§ **JOB**
Without the pictures, output the lines of the material from the very first through the one that holds "const yTicks = [0, 0.2, 0.4, 0.6, 0.8, 1, 1.2, 1.4];".

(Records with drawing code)

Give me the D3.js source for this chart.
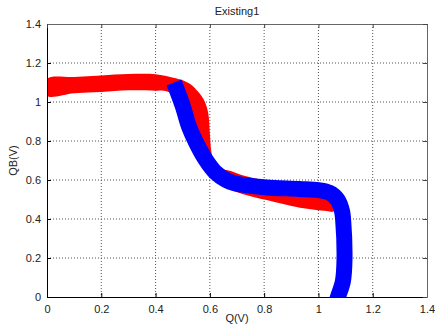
<!DOCTYPE html>
<html>
<head>
<meta charset="utf-8">
<script src="https://cdn.jsdelivr.net/npm/d3@7"></script>
<style>
  body { margin: 0; background: #fff; }
  text { font-family: "Liberation Sans", Arial, sans-serif; font-size: 11px; fill: #222; }
</style>
</head>
<body>
<div id="chart"></div>
<script>
const xTicks = [0, 0.2, 0.4, 0.6, 0.8, 1, 1.2, 1.4];
const yTicks = [0, 0.2, 0.4, 0.6, 0.8, 1, 1.2, 1.4];

// red band: upper edge left -> right, then lower edge right -> left
const redUpperQ  = [0, 0.1, 0.2, 0.3, 0.4, 0.465, 0.5, 0.53, 0.551, 0.57, 0.582, 0.594, 0.6, 0.605, 0.615, 0.64, 0.68, 0.72, 0.8, 0.95, 1.04, 1.07];
const redUpperQB = [1.118, 1.128, 1.136, 1.143, 1.142, 1.125, 1.112, 1.09, 1.062, 1.03, 1.0, 0.943, 0.84, 0.75, 0.69, 0.66, 0.645, 0.625, 0.6, 0.585, 0.56, 0.52];
const redLowerQ  = [1.065, 1.055, 1.03, 0.932, 0.809, 0.723, 0.66, 0.62, 0.58, 0.54, 0.51, 0.48, 0.44, 0.4, 0.3, 0.2, 0.1, 0];
const redLowerQB = [0.46, 0.438, 0.441, 0.458, 0.497, 0.527, 0.56, 0.6, 0.68, 0.8, 0.92, 1.02, 1.055, 1.058, 1.06, 1.051, 1.045, 1.032];

// blue curve (centre line)
const blueQ  = [0.468, 0.5, 0.523, 0.55, 0.585, 0.62, 0.66, 0.686, 0.75, 0.809, 0.93, 1.0, 1.04, 1.07, 1.087, 1.091, 1.096, 1.09, 1.072, 1.066];
const blueQB = [1.10, 0.98, 0.874, 0.79, 0.703, 0.64, 0.60, 0.585, 0.57, 0.562, 0.554, 0.548, 0.535, 0.50, 0.44, 0.395, 0.19, 0.08, 0.0, -0.03];

const W = 435, H = 328;
const margin = { top: 24, right: 8, bottom: 31, left: 47 };
const width = W - margin.left - margin.right;
const height = H - margin.top - margin.bottom;

const svg = d3.select('#chart').append('svg')
  .attr('width', W).attr('height', H);

const g = svg.append('g')
  .attr('transform', `translate(${margin.left},${margin.top})`);

const x = d3.scaleLinear().domain([0, 1.4]).range([0, width]);
const y = d3.scaleLinear().domain([0, 1.4]).range([height, 0]);

// Grid
g.append('g').selectAll('line').data(xTicks.slice(1, -1)).enter().append('line')
  .attr('x1', d => x(d)).attr('x2', d => x(d))
  .attr('y1', 0).attr('y2', height)
  .attr('stroke', '#555').attr('stroke-dasharray', '1,2');
g.append('g').selectAll('line').data(yTicks.slice(1, -1)).enter().append('line')
  .attr('y1', d => y(d)).attr('y2', d => y(d))
  .attr('x1', 0).attr('x2', width)
  .attr('stroke', '#555').attr('stroke-dasharray', '1,2');

// Curves
g.append('clipPath').attr('id', 'clip')
  .append('rect').attr('width', width).attr('height', height);

const plot = g.append('g').attr('clip-path', 'url(#clip)');

const redPts = redUpperQ.map((q, i) => [q, redUpperQB[i]])
  .concat(redLowerQ.map((q, i) => [q, redLowerQB[i]]));

plot.append('path')
  .datum(redPts)
  .attr('fill', '#ff0000')
  .attr('d', d3.line().x(d => x(d[0])).y(d => y(d[1])).curve(d3.curveCatmullRomClosed));

const bluePts = blueQ.map((q, i) => [q, blueQB[i]]);
plot.append('path')
  .datum(bluePts)
  .attr('fill', 'none')
  .attr('stroke', '#0000ff')
  .attr('stroke-width', 16)
  .attr('d', d3.line().x(d => x(d[0])).y(d => y(d[1])).curve(d3.curveCatmullRom));

// Axes (MATLAB style, ticks inside, box)
const fmt = d => d3.format('~g')(d);

g.append('g')
  .attr('transform', `translate(0,${height})`)
  .call(d3.axisBottom(x).tickValues(xTicks).tickSizeInner(-4).tickSizeOuter(0).tickPadding(8).tickFormat(fmt))
  .call(a => a.select('.domain').attr('stroke', '#000'))
  .call(a => a.selectAll('text').style('font-family', '"Liberation Sans", Arial, sans-serif').style('font-size', '11px').attr('fill', '#222'));

g.append('g')
  .call(d3.axisLeft(y).tickValues(yTicks).tickSizeInner(-4).tickSizeOuter(0).tickPadding(6).tickFormat(fmt))
  .call(a => a.select('.domain').attr('stroke', '#000'))
  .call(a => a.selectAll('text').style('font-family', '"Liberation Sans", Arial, sans-serif').style('font-size', '11px').attr('fill', '#222'));

g.append('g')
  .call(d3.axisTop(x).tickValues(xTicks).tickSizeInner(-4).tickSizeOuter(0).tickFormat(''))
  .call(a => a.select('.domain').attr('stroke', '#666'))
  .call(a => a.selectAll('.tick line').attr('stroke', '#444'));

g.append('g')
  .attr('transform', `translate(${width},0)`)
  .call(d3.axisRight(y).tickValues(yTicks).tickSizeInner(-4).tickSizeOuter(0).tickFormat(''))
  .call(a => a.select('.domain').attr('stroke', '#666'))
  .call(a => a.selectAll('.tick line').attr('stroke', '#444'));

// Labels
svg.append('text')
  .attr('x', margin.left + width / 2).attr('y', 15)
  .attr('text-anchor', 'middle')
  .text('Existing1');

svg.append('text')
  .attr('x', margin.left + width / 2).attr('y', 322)
  .attr('text-anchor', 'middle')
  .text('Q(V)');

svg.append('text')
  .attr('transform', `translate(17,${margin.top + height / 2}) rotate(-90)`)
  .attr('text-anchor', 'middle')
  .text('QB(V)');
</script>
</body>
</html>
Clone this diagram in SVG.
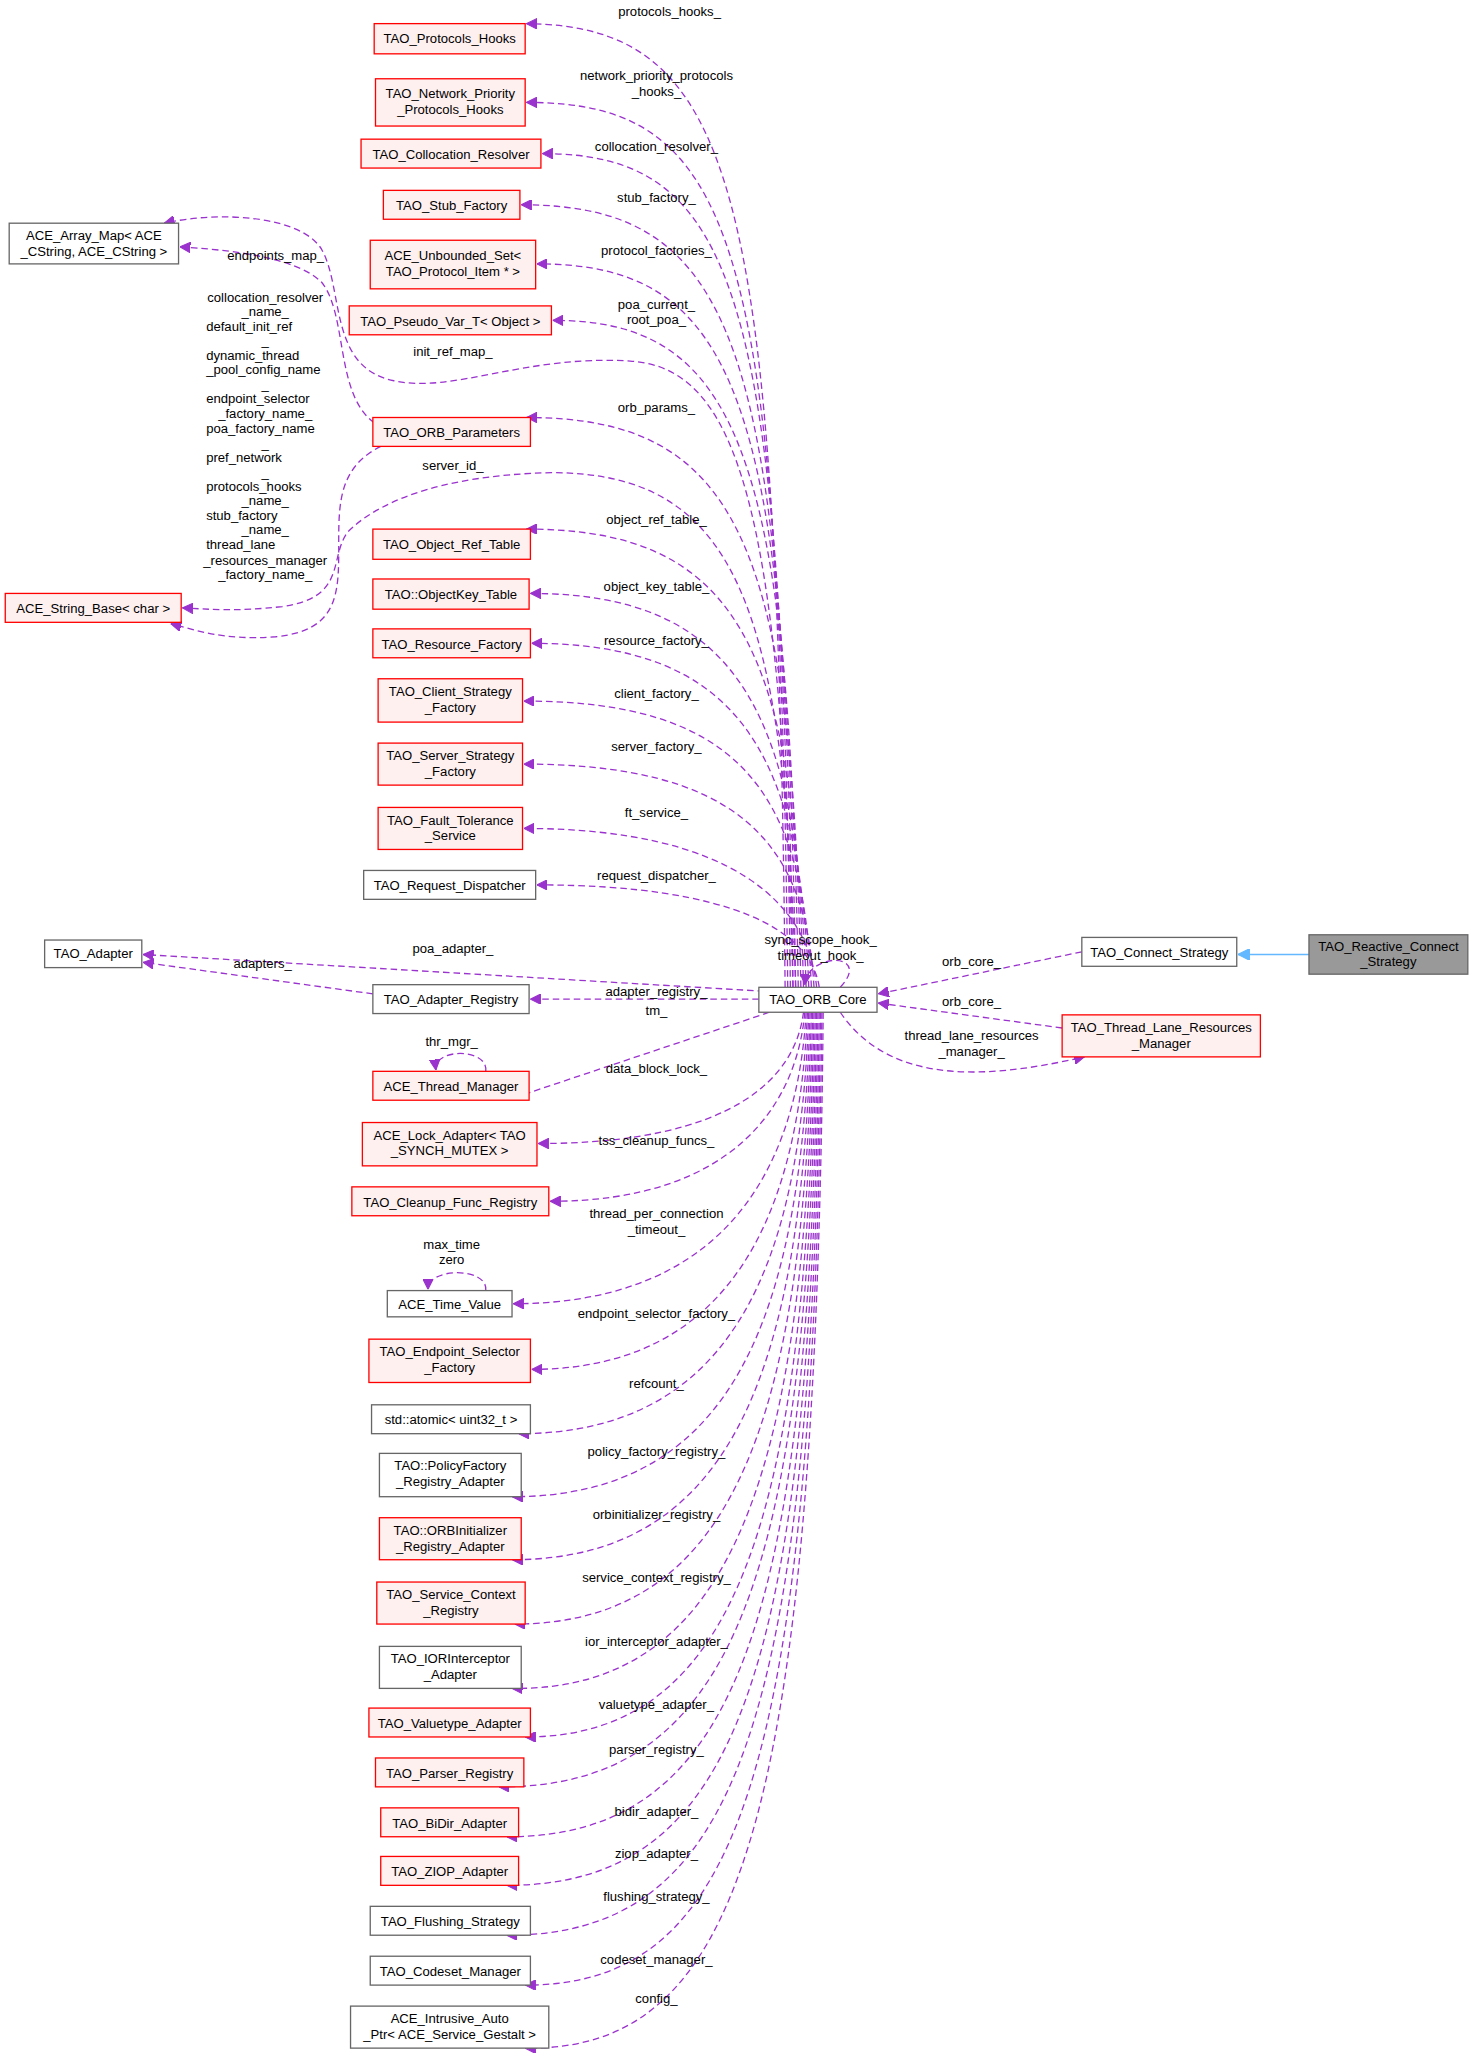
<svg xmlns="http://www.w3.org/2000/svg" width="1477" height="2063" viewBox="0 0 1477 2063">
<style>
text{font-family:"Liberation Sans",Arial,sans-serif;font-size:10px;fill:#000}
.n text{text-anchor:middle}
.r rect{fill:#fff0f0;stroke:#ff0000;stroke-width:1}
.g rect{fill:#fff;stroke:#666;stroke-width:1}
.e path{fill:none;stroke:#9a32cd;stroke-dasharray:5,3;stroke-width:1;marker-end:url(#a)}
.l text{text-anchor:middle}
</style>
<defs>
<marker id="a" viewBox="0 0 10 10" refX="10" refY="5" markerWidth="8" markerHeight="8" orient="auto" markerUnits="userSpaceOnUse"><path d="M0,0 L10,5 L0,10 z" fill="#9a32cd" stroke="#9a32cd"/></marker>
<marker id="b" viewBox="0 0 10 10" refX="10" refY="5" markerWidth="9" markerHeight="9" orient="auto" markerUnits="userSpaceOnUse"><path d="M0,0 L10,5 L0,10 z" fill="#63b8ff" stroke="#63b8ff"/></marker>
</defs>
<rect width="1477" height="2063" fill="#fff"/>
<g transform="scale(1.3129)">
<g id="edges" class="e">
<path d="M598,752 C592,140 560,20 401,18"/>
<path d="M600,752 C594,180 560,78 401,78"/>
<path d="M602,752 C596,220 560,117 413,117"/>
<path d="M604,752 C598,260 560,156 397,156"/>
<path d="M606,752 C600,300 560,201 409,201"/>
<path d="M608,752 C602,340 560,244 421,244"/>
<path d="M610,752 C604,410 560,318 401,318"/>
<path d="M612,752 C606,490 560,403 401,403"/>
<path d="M614,752 C608,540 560,452 404,452"/>
<path d="M616,752 C610,570 560,490 405,490"/>
<path d="M618,752 C612,600 560,534 399,534"/>
<path d="M620,752 C614,640 560,582 399,582"/>
<path d="M622,752 C616,690 560,631 399,631"/>
<path d="M624,752 C618,710 560,674 409,674"/>
<path d="M578,761 L404,761"/>
<path d="M582,755 L109,727"/>
<path d="M284,757 L109,733"/>
<path d="M586,771 L392,836"/>
<path d="M612,771 C606,820 560,871 410,871"/>
<path d="M613,771 C607,840 560,915 419,915"/>
<path d="M614,771 C608,880 560,993 391,993"/>
<path d="M615,771 C609,920 560,1043 405,1043"/>
<path d="M616,771 C610,960 560,1092 395,1092"/>
<path d="M617,771 C611,1000 560,1140 390,1140"/>
<path d="M618,771 C612,1040 560,1188 390,1188"/>
<path d="M619,771 C613,1080 560,1237 392,1237"/>
<path d="M620,771 C614,1120 560,1288 390,1286"/>
<path d="M621,771 C615,1160 560,1323 400,1323"/>
<path d="M622,771 C616,1200 560,1362 380,1361"/>
<path d="M623,771 C617,1240 560,1399 386,1399"/>
<path d="M624,771 C618,1280 560,1436 386,1436"/>
<path d="M625,771 C619,1320 560,1474 386,1474"/>
<path d="M626,771 C620,1360 560,1512 400,1512"/>
<path d="M627,771 C621,1400 560,1562 400,1560"/>
<path d="M604,752 C595,380 560,280 480,275 C400,270 345,300 300,290 C250,280 262,220 245,190 C230,165 170,160 125,170"/>
<path d="M285,322 C255,300 265,240 245,215 C225,195 170,190 137,188"/>
<path d="M606,752 C598,460 560,360 420,360 C330,362 285,385 265,405 C250,425 265,455 215,462 C180,466 160,464 139,463"/>
<path d="M290,340 C260,355 258,380 258,410 C258,450 260,480 210,485 C170,488 150,480 130,475"/>
<path d="M370,816 C372,798 330,798 332,815"/>
<path d="M370,983 C372,965 326,965 326,982"/>
<path d="M640,752 C665,725 615,725 613,750"/>
<path d="M824,725 L669,757"/>
<path d="M809,783 L669,764"/>
<path d="M640,771 C680,830 760,820 826,805"/>
<path d="M997,727 L943,727" style="stroke:#63b8ff;stroke-dasharray:none;marker-end:url(#b)"/>
</g>
<g class="l">
<text x="510" y="12">protocols_hooks_</text>
<text x="500" y="61">network_priority_protocols</text><text x="500" y="73">_hooks_</text>
<text x="500" y="115">collocation_resolver_</text>
<text x="500" y="154">stub_factory_</text>
<text x="500" y="194">protocol_factories_</text>
<text x="500" y="235">poa_current_</text><text x="500" y="247">root_poa_</text>
<text x="345" y="271">init_ref_map_</text>
<text x="500" y="314">orb_params_</text>
<text x="345" y="358">server_id_</text>
<text x="500" y="399">object_ref_table_</text>
<text x="500" y="450">object_key_table_</text>
<text x="500" y="491">resource_factory_</text>
<text x="500" y="532">client_factory_</text>
<text x="500" y="572">server_factory_</text>
<text x="500" y="622">ft_service_</text>
<text x="500" y="670">request_dispatcher_</text>
<text x="345" y="726">poa_adapter_</text>
<text x="500" y="759">adapter_registry_</text>
<text x="500" y="773">tm_</text>
<text x="500" y="817">data_block_lock_</text>
<text x="500" y="872">tss_cleanup_funcs_</text>
<text x="500" y="928">thread_per_connection</text><text x="500" y="940">_timeout_</text>
<text x="500" y="1004">endpoint_selector_factory_</text>
<text x="500" y="1057">refcount_</text>
<text x="500" y="1109">policy_factory_registry_</text>
<text x="500" y="1157">orbinitializer_registry_</text>
<text x="500" y="1205">service_context_registry_</text>
<text x="500" y="1254">ior_interceptor_adapter_</text>
<text x="500" y="1302">valuetype_adapter_</text>
<text x="500" y="1336">parser_registry_</text>
<text x="500" y="1383">bidir_adapter_</text>
<text x="500" y="1415">ziop_adapter_</text>
<text x="500" y="1448">flushing_strategy_</text>
<text x="500" y="1496">codeset_manager_</text>
<text x="500" y="1526">config_</text>
<text x="210" y="198">endpoints_map_</text>
<text x="200" y="737">adapters_</text>
<text x="344" y="797">thr_mgr_</text>
<text x="344" y="951">max_time</text><text x="344" y="963">zero</text>
<text x="625" y="719">sync_scope_hook_</text><text x="625" y="731">timeout_hook_</text>
<text x="740" y="736">orb_core_</text>
<text x="740" y="766">orb_core_</text>
<text x="740" y="792">thread_lane_resources</text><text x="740" y="804">_manager_</text>
<text x="202" y="230">collocation_resolver</text>
<text x="202" y="241">_name_</text>
<text x="157" y="252" style="text-anchor:start">default_init_ref</text>
<text x="202" y="263">_</text>
<text x="157" y="274" style="text-anchor:start">dynamic_thread</text>
<text x="157" y="285" style="text-anchor:start">_pool_config_name</text>
<text x="202" y="296">_</text>
<text x="157" y="307" style="text-anchor:start">endpoint_selector</text>
<text x="202" y="318">_factory_name_</text>
<text x="157" y="330" style="text-anchor:start">poa_factory_name</text>
<text x="202" y="341">_</text>
<text x="157" y="352" style="text-anchor:start">pref_network</text>
<text x="202" y="363">_</text>
<text x="157" y="374" style="text-anchor:start">protocols_hooks</text>
<text x="202" y="385">_name_</text>
<text x="157" y="396" style="text-anchor:start">stub_factory</text>
<text x="202" y="407">_name_</text>
<text x="157" y="418" style="text-anchor:start">thread_lane</text>
<text x="202" y="430">_resources_manager</text>
<text x="202" y="441">_factory_name_</text>
</g>
<g class="n">
<g id="n1" class="r"><rect x="285" y="18" width="115" height="23"/><text x="342.5" y="33">TAO_Protocols_Hooks</text></g>
<g id="n2" class="r"><rect x="286" y="60" width="114" height="36"/><text x="343" y="75">TAO_Network_Priority</text><text x="343" y="87">_Protocols_Hooks</text></g>
<g id="n3" class="r"><rect x="275" y="106" width="137" height="22"/><text x="343.5" y="121">TAO_Collocation_Resolver</text></g>
<g id="n4" class="r"><rect x="292" y="145" width="104" height="22"/><text x="344" y="160">TAO_Stub_Factory</text></g>
<g id="n5" class="r"><rect x="282" y="183" width="126" height="37"/><text x="345" y="198">ACE_Unbounded_Set&lt;</text><text x="345" y="210">TAO_Protocol_Item * &gt;</text></g>
<g id="n6" class="r"><rect x="266" y="233" width="154" height="22"/><text x="343" y="248">TAO_Pseudo_Var_T&lt; Object &gt;</text></g>
<g id="n7" class="r"><rect x="284" y="318" width="120" height="22"/><text x="344" y="333">TAO_ORB_Parameters</text></g>
<g id="n8" class="r"><rect x="284" y="403" width="120" height="23"/><text x="344" y="418">TAO_Object_Ref_Table</text></g>
<g id="n9" class="r"><rect x="284" y="441" width="119" height="23"/><text x="343.5" y="456">TAO::ObjectKey_Table</text></g>
<g id="n10" class="r"><rect x="284" y="479" width="120" height="22"/><text x="344" y="494">TAO_Resource_Factory</text></g>
<g id="n11" class="r"><rect x="288" y="517" width="110" height="33"/><text x="343" y="530">TAO_Client_Strategy</text><text x="343" y="542">_Factory</text></g>
<g id="n12" class="r"><rect x="288" y="566" width="110" height="32"/><text x="343" y="579">TAO_Server_Strategy</text><text x="343" y="591">_Factory</text></g>
<g id="n13" class="r"><rect x="288" y="615" width="110" height="32"/><text x="343" y="628">TAO_Fault_Tolerance</text><text x="343" y="640">_Service</text></g>
<g id="n14" class="g"><rect x="277" y="663" width="131" height="22"/><text x="342.5" y="678">TAO_Request_Dispatcher</text></g>
<g id="n15" class="g"><rect x="284" y="750" width="119" height="22"/><text x="343.5" y="765">TAO_Adapter_Registry</text></g>
<g id="n16" class="r"><rect x="284" y="816" width="119" height="22"/><text x="343.5" y="831">ACE_Thread_Manager</text></g>
<g id="n17" class="r"><rect x="276" y="855" width="133" height="33"/><text x="342.5" y="868">ACE_Lock_Adapter&lt; TAO</text><text x="342.5" y="880">_SYNCH_MUTEX &gt;</text></g>
<g id="n18" class="r"><rect x="268" y="904" width="150" height="22"/><text x="343" y="919">TAO_Cleanup_Func_Registry</text></g>
<g id="n19" class="g"><rect x="295" y="983" width="95" height="20"/><text x="342.5" y="997">ACE_Time_Value</text></g>
<g id="n20" class="r"><rect x="281" y="1020" width="123" height="33"/><text x="342.5" y="1033">TAO_Endpoint_Selector</text><text x="342.5" y="1045">_Factory</text></g>
<g id="n21" class="g"><rect x="283" y="1070" width="121" height="22"/><text x="343.5" y="1085">std::atomic&lt; uint32_t &gt;</text></g>
<g id="n22" class="g"><rect x="289" y="1107" width="108" height="33"/><text x="343" y="1120">TAO::PolicyFactory</text><text x="343" y="1132">_Registry_Adapter</text></g>
<g id="n23" class="r"><rect x="289" y="1156" width="108" height="32"/><text x="343" y="1169">TAO::ORBInitializer</text><text x="343" y="1181">_Registry_Adapter</text></g>
<g id="n24" class="r"><rect x="287" y="1205" width="113" height="32"/><text x="343.5" y="1218">TAO_Service_Context</text><text x="343.5" y="1230">_Registry</text></g>
<g id="n25" class="g"><rect x="289" y="1254" width="108" height="32"/><text x="343" y="1267">TAO_IORInterceptor</text><text x="343" y="1279">_Adapter</text></g>
<g id="n26" class="r"><rect x="281" y="1301" width="123" height="22"/><text x="342.5" y="1316">TAO_Valuetype_Adapter</text></g>
<g id="n27" class="r"><rect x="286" y="1339" width="113" height="22"/><text x="342.5" y="1354">TAO_Parser_Registry</text></g>
<g id="n28" class="r"><rect x="290" y="1377" width="105" height="22"/><text x="342.5" y="1392">TAO_BiDir_Adapter</text></g>
<g id="n29" class="r"><rect x="290" y="1414" width="105" height="22"/><text x="342.5" y="1429">TAO_ZIOP_Adapter</text></g>
<g id="n30" class="g"><rect x="282" y="1452" width="122" height="22"/><text x="343" y="1467">TAO_Flushing_Strategy</text></g>
<g id="n31" class="g"><rect x="282" y="1490" width="122" height="22"/><text x="343" y="1505">TAO_Codeset_Manager</text></g>
<g id="n32" class="g"><rect x="267" y="1528" width="151" height="32"/><text x="342.5" y="1541">ACE_Intrusive_Auto</text><text x="342.5" y="1553">_Ptr&lt; ACE_Service_Gestalt &gt;</text></g>
<g id="n33" class="g"><rect x="7" y="170" width="129" height="31"/><text x="71.5" y="183">ACE_Array_Map&lt; ACE</text><text x="71.5" y="195">_CString, ACE_CString &gt;</text></g>
<g id="n34" class="r"><rect x="4" y="452" width="134" height="22"/><text x="71" y="467">ACE_String_Base&lt; char &gt;</text></g>
<g id="n35" class="g"><rect x="34" y="716" width="74" height="21"/><text x="71" y="730">TAO_Adapter</text></g>
<g id="core" class="g"><rect x="578" y="752" width="90" height="19"/><text x="623" y="765">TAO_ORB_Core</text></g>
<g id="connect" class="g"><rect x="824" y="714" width="118" height="22"/><text x="883" y="729">TAO_Connect_Strategy</text></g>
<g id="reactive"><rect x="997" y="712" width="121" height="30" fill="#999" stroke="#666"/><text x="1057.5" y="724">TAO_Reactive_Connect</text><text x="1057.5" y="736">_Strategy</text></g>
<g id="tlrm" class="r"><rect x="809" y="773" width="151" height="32"/><text x="884.5" y="786">TAO_Thread_Lane_Resources</text><text x="884.5" y="798">_Manager</text></g>
</g>
</g>
</svg>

§ **ANSWER TO THIS PROBLEM**
Give me the D3.js source for this chart.
<!DOCTYPE html>
<html>
<head>
<meta charset="utf-8">
<script src="https://cdn.jsdelivr.net/npm/d3@7"></script>
<style>
  body { margin: 0; background: #fff; }
  text { font-family: "Liberation Sans", Arial, sans-serif; font-size: 11px; fill: #222; }
</style>
</head>
<body>
<div id="chart"></div>
<script>
const xTicks = [0, 0.2, 0.4, 0.6, 0.8, 1, 1.2, 1.4];
const yTicks = [0, 0.2, 0.4, 0.6, 0.8, 1, 1.2, 1.4];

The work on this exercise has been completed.